_TASK TO COMPLETE_
Write each line of the material exactly as given, from the top through the line that contains "const ticksA = [0, 10, 20, 30, 40];", and omit all pictures.

_SUPPLIED DATA_
===
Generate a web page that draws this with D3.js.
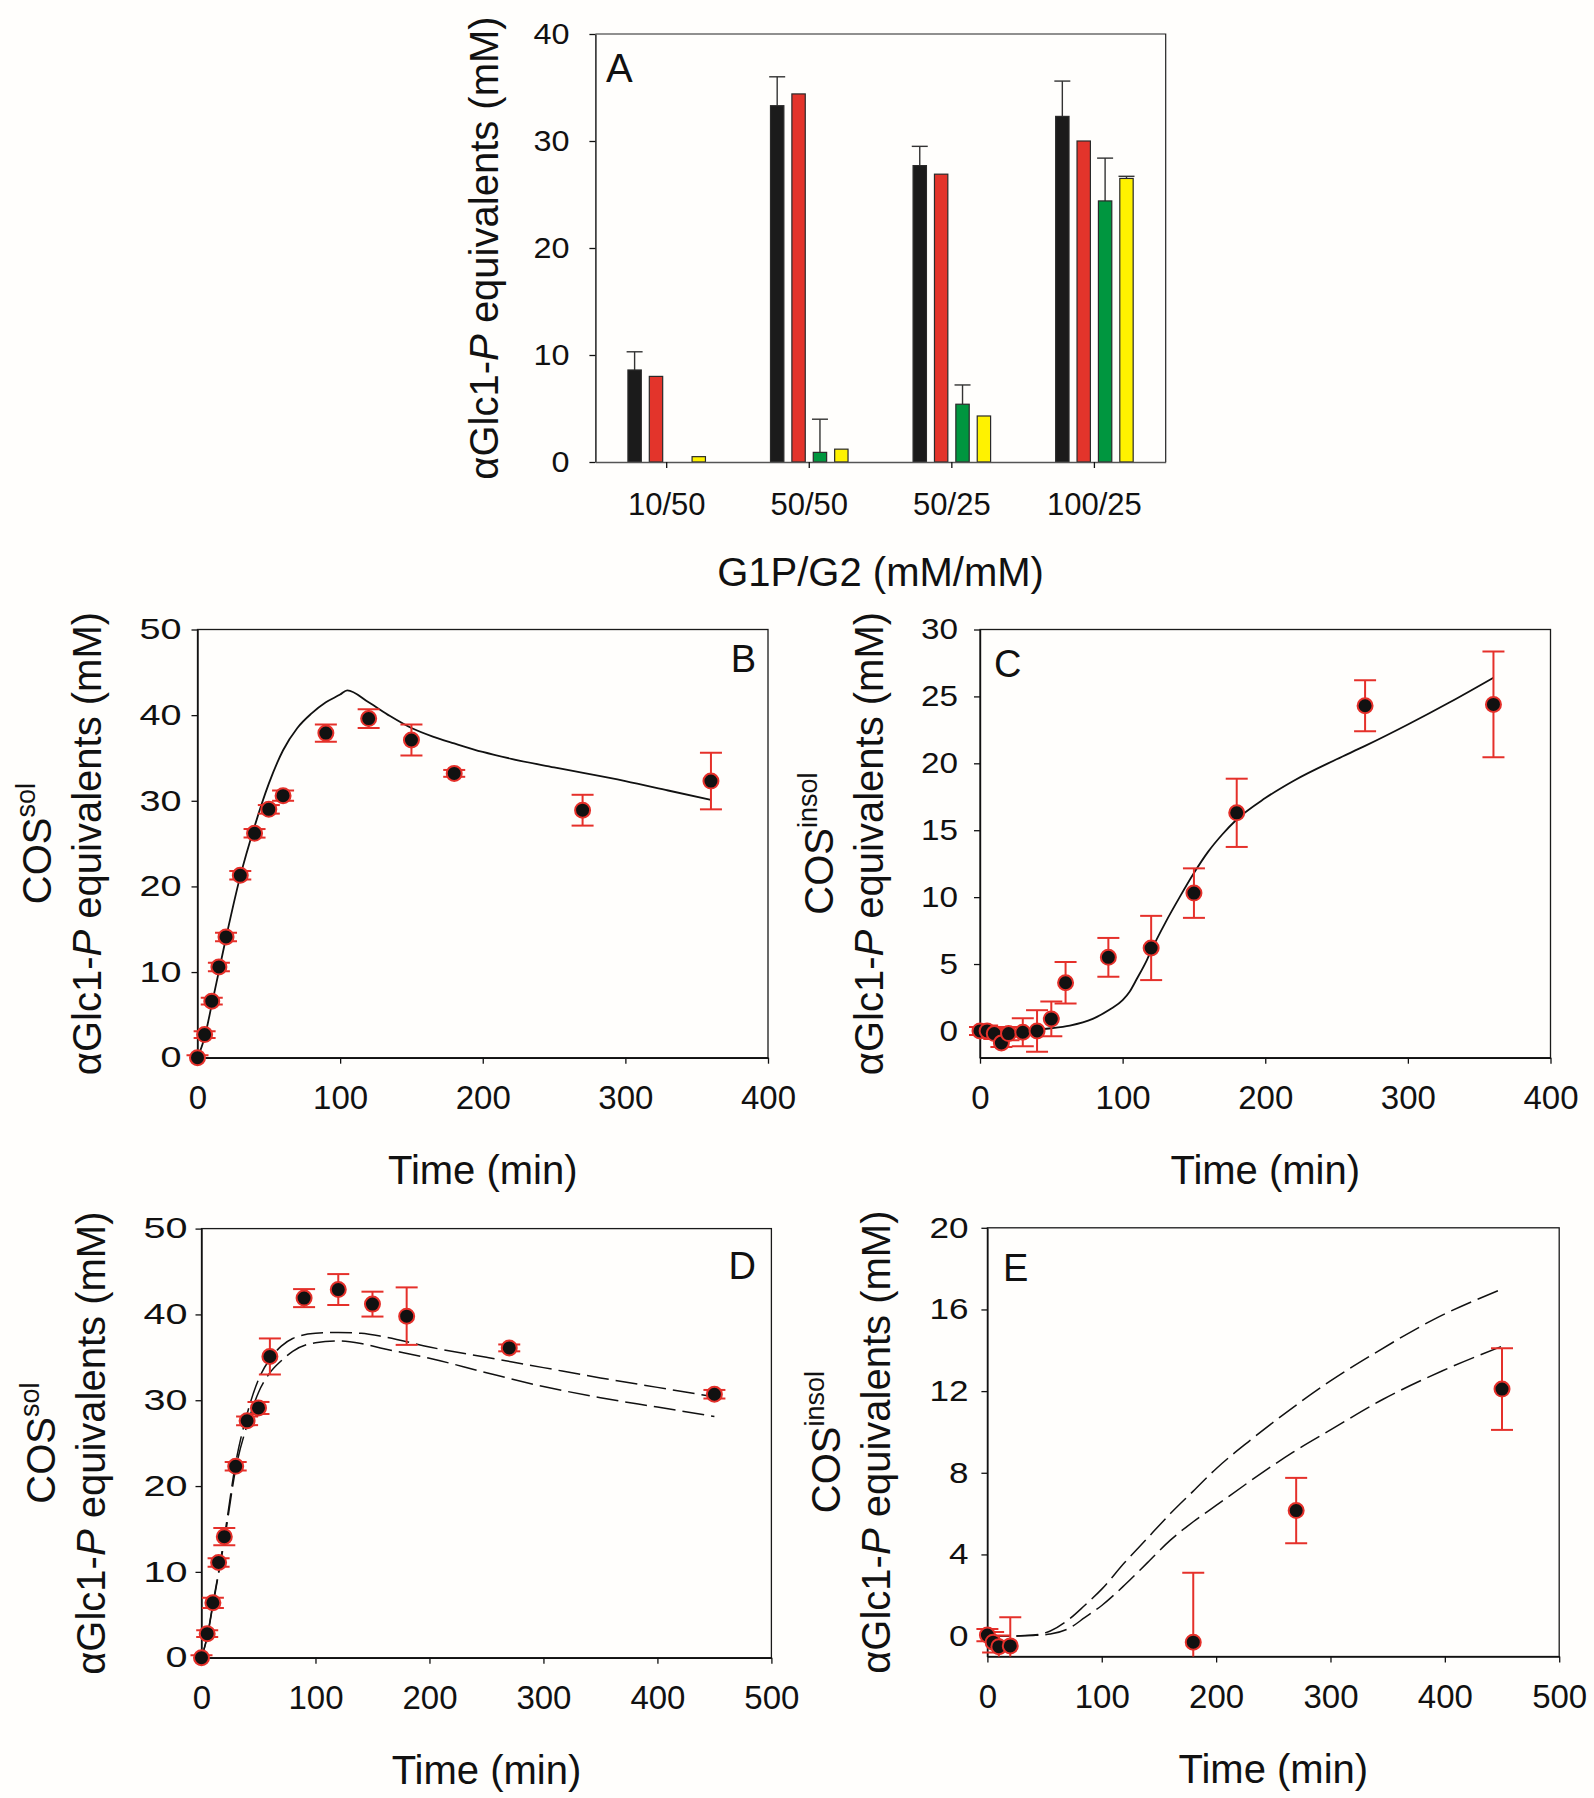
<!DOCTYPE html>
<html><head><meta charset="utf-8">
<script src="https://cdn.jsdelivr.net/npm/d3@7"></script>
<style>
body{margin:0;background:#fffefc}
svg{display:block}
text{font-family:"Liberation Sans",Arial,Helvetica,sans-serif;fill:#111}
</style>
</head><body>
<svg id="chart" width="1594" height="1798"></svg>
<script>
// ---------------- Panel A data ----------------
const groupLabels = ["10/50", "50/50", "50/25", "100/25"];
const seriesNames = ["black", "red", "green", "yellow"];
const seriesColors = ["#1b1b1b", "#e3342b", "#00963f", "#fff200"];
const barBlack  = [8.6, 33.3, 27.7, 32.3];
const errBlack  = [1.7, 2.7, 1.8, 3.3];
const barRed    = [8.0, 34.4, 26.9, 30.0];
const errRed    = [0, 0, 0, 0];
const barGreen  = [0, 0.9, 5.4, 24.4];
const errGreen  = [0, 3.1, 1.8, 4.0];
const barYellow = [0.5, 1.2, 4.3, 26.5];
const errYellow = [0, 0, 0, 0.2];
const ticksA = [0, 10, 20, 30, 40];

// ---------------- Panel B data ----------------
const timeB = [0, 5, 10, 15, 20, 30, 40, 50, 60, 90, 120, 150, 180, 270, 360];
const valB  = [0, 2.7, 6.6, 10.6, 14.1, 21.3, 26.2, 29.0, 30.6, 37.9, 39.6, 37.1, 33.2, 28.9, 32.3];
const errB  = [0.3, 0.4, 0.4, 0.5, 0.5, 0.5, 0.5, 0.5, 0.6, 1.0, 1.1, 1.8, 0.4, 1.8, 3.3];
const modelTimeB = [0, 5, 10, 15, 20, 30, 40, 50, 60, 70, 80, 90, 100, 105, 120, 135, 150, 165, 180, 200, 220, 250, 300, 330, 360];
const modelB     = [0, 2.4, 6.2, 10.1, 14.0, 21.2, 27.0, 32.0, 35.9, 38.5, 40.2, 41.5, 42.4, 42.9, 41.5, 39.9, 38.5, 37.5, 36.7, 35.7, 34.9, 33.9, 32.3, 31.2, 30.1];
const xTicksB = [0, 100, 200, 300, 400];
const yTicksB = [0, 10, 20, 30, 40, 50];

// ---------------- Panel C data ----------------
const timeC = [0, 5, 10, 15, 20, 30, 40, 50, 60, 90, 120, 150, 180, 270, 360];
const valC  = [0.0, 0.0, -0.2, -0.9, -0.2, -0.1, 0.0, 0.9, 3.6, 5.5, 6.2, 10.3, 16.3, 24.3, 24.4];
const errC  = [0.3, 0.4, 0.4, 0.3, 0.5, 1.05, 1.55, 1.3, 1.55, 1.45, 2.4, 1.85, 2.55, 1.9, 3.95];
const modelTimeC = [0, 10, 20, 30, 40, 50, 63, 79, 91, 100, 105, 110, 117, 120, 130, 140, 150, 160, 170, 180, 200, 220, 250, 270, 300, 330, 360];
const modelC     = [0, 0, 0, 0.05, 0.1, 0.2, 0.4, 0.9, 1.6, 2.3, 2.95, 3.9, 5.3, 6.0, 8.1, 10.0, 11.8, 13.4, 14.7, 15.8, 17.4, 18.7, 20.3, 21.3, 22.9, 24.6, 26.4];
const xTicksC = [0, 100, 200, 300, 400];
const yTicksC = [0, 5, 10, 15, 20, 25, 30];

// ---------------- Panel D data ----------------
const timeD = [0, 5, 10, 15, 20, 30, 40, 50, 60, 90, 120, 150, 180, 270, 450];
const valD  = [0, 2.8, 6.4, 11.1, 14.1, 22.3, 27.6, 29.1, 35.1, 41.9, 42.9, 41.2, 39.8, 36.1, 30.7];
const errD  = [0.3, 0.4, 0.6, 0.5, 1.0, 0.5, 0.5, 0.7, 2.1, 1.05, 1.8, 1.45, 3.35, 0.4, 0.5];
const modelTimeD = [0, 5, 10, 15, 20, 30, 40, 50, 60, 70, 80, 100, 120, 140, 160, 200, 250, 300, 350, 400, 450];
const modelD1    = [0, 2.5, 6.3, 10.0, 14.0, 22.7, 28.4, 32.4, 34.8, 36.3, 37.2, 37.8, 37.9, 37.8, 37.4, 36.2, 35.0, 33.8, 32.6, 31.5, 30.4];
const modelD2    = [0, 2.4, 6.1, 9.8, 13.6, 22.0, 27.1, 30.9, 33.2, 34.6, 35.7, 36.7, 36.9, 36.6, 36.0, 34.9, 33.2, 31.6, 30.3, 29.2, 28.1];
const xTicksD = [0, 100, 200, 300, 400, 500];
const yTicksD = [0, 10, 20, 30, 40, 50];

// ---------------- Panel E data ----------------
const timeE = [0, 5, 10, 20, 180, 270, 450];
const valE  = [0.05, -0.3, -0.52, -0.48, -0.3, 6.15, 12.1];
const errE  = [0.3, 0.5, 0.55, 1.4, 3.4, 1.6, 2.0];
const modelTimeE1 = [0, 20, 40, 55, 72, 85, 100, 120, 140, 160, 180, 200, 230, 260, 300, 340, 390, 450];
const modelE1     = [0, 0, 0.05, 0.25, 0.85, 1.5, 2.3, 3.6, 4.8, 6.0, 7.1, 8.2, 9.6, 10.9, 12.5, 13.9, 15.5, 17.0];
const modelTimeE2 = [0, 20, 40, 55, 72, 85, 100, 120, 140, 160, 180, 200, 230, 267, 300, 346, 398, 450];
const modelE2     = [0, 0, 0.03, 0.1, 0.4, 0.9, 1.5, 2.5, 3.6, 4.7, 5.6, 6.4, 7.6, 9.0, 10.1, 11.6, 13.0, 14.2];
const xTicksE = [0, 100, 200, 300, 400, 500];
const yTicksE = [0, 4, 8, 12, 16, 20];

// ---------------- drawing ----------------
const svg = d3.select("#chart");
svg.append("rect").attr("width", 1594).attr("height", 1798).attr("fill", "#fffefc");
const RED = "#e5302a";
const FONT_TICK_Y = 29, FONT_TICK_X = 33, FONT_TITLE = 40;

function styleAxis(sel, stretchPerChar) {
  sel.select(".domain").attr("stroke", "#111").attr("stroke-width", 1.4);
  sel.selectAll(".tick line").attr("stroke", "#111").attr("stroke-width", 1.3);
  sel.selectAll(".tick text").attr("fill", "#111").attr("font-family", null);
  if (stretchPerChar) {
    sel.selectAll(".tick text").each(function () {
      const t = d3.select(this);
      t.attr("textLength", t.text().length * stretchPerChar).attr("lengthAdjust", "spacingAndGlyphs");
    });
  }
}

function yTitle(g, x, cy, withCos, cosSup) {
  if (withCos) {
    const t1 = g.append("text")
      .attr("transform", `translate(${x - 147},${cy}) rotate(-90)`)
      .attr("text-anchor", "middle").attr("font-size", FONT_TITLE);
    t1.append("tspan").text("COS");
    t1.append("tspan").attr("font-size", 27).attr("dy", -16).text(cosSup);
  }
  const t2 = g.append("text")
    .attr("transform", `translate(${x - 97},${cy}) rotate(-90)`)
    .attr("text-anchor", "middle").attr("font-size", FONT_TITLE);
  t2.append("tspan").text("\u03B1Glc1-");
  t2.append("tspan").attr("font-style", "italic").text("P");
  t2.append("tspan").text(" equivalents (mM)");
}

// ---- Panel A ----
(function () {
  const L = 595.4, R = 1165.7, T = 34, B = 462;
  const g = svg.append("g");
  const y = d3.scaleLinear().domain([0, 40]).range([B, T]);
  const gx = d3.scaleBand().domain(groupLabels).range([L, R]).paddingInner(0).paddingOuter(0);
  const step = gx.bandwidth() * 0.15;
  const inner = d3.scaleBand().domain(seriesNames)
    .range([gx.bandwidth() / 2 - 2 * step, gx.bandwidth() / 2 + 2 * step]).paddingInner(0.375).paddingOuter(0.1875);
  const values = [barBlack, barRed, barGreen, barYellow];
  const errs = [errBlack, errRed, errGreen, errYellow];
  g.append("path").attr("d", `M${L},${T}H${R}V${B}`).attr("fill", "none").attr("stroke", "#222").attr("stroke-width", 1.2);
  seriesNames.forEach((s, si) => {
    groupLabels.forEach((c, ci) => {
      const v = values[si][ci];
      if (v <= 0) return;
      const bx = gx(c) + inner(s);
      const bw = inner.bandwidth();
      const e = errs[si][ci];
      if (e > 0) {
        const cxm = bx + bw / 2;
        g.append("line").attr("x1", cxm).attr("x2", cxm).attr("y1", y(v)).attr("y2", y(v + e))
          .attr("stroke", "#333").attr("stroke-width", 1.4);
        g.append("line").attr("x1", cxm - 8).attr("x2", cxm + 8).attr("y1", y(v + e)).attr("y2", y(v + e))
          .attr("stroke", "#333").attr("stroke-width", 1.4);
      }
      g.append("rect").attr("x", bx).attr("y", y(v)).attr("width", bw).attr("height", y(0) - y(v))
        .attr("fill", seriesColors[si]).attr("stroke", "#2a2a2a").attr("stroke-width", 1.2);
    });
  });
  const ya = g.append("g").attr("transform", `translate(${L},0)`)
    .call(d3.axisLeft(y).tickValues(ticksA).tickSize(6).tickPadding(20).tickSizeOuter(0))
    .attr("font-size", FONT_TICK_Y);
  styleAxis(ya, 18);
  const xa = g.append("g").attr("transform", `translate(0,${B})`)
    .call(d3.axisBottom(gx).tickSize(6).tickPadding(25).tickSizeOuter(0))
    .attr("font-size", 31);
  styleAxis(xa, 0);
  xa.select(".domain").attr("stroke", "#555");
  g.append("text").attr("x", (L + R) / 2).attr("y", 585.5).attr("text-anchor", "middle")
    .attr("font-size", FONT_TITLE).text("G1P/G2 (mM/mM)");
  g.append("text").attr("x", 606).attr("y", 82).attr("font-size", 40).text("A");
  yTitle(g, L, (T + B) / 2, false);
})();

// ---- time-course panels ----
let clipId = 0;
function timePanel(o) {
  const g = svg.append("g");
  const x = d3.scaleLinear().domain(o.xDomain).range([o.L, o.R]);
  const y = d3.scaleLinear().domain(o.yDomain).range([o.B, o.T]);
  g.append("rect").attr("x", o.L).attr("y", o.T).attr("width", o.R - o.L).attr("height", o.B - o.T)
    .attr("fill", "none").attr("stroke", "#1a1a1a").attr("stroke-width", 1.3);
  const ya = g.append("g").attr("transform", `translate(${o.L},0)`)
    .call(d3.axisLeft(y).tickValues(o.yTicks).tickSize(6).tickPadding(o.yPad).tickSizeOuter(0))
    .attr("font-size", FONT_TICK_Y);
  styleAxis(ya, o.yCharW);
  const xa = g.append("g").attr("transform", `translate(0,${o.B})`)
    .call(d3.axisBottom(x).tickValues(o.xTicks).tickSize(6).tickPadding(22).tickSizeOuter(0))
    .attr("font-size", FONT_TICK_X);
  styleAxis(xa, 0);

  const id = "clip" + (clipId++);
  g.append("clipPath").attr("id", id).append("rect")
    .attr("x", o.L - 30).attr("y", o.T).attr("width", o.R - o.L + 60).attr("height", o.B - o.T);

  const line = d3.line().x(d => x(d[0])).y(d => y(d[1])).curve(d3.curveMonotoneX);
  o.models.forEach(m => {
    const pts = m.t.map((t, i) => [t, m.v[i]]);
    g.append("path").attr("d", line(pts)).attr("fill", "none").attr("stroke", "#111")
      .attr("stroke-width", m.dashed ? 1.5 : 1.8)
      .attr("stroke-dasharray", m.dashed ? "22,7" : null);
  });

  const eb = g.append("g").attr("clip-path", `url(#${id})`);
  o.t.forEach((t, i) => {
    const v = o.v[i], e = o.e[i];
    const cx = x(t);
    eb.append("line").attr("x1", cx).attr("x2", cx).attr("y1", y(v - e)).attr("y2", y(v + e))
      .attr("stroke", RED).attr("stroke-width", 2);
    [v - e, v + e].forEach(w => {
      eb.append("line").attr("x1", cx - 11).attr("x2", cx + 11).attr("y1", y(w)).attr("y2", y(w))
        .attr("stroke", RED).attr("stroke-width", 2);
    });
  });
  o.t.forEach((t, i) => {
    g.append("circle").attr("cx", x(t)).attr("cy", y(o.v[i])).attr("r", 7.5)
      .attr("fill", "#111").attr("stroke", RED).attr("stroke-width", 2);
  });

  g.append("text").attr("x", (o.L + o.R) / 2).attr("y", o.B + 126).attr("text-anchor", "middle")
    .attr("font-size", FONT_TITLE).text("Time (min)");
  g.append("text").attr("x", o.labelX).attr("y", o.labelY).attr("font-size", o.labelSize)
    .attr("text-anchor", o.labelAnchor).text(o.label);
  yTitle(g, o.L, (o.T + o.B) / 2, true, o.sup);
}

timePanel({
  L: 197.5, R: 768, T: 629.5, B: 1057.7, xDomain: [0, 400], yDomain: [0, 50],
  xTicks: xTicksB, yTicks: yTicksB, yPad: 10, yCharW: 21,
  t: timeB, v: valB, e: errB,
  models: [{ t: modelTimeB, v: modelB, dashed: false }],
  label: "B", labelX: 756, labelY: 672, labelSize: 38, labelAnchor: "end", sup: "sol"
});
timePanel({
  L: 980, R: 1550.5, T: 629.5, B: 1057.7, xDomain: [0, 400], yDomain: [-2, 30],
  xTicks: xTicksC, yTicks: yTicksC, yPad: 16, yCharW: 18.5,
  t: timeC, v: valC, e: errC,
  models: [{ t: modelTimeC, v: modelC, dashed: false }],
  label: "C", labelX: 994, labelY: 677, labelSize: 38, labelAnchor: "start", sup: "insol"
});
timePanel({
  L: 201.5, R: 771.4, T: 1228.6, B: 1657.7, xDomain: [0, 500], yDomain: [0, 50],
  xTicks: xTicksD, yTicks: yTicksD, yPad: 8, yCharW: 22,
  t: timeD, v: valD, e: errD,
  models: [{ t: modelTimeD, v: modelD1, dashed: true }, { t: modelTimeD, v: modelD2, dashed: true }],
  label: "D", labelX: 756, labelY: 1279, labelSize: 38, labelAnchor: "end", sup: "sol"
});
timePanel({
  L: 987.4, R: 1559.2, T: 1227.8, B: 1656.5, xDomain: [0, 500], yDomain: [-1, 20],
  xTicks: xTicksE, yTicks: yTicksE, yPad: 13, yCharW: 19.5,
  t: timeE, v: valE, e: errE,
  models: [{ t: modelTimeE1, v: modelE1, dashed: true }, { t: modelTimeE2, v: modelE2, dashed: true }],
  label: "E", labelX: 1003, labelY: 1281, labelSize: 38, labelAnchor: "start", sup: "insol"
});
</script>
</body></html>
===
_REPLY TO THE EXERCISE_
Generate a web page that draws this with D3.js.
<!DOCTYPE html>
<html><head><meta charset="utf-8">
<script src="https://cdn.jsdelivr.net/npm/d3@7"></script>
<style>
body{margin:0;background:#fffefc}
svg{display:block}
text{font-family:"Liberation Sans",Arial,Helvetica,sans-serif;fill:#111}
</style>
</head><body>
<svg id="chart" width="1594" height="1798"></svg>
<script>
// ---------------- Panel A data ----------------
const groupLabels = ["10/50", "50/50", "50/25", "100/25"];
const seriesNames = ["black", "red", "green", "yellow"];
const seriesColors = ["#1b1b1b", "#e3342b", "#00963f", "#fff200"];
const barBlack  = [8.6, 33.3, 27.7, 32.3];
const errBlack  = [1.7, 2.7, 1.8, 3.3];
const barRed    = [8.0, 34.4, 26.9, 30.0];
const errRed    = [0, 0, 0, 0];
const barGreen  = [0, 0.9, 5.4, 24.4];
const errGreen  = [0, 3.1, 1.8, 4.0];
const barYellow = [0.5, 1.2, 4.3, 26.5];
const errYellow = [0, 0, 0, 0.2];
const ticksA = [0, 10, 20, 30, 40];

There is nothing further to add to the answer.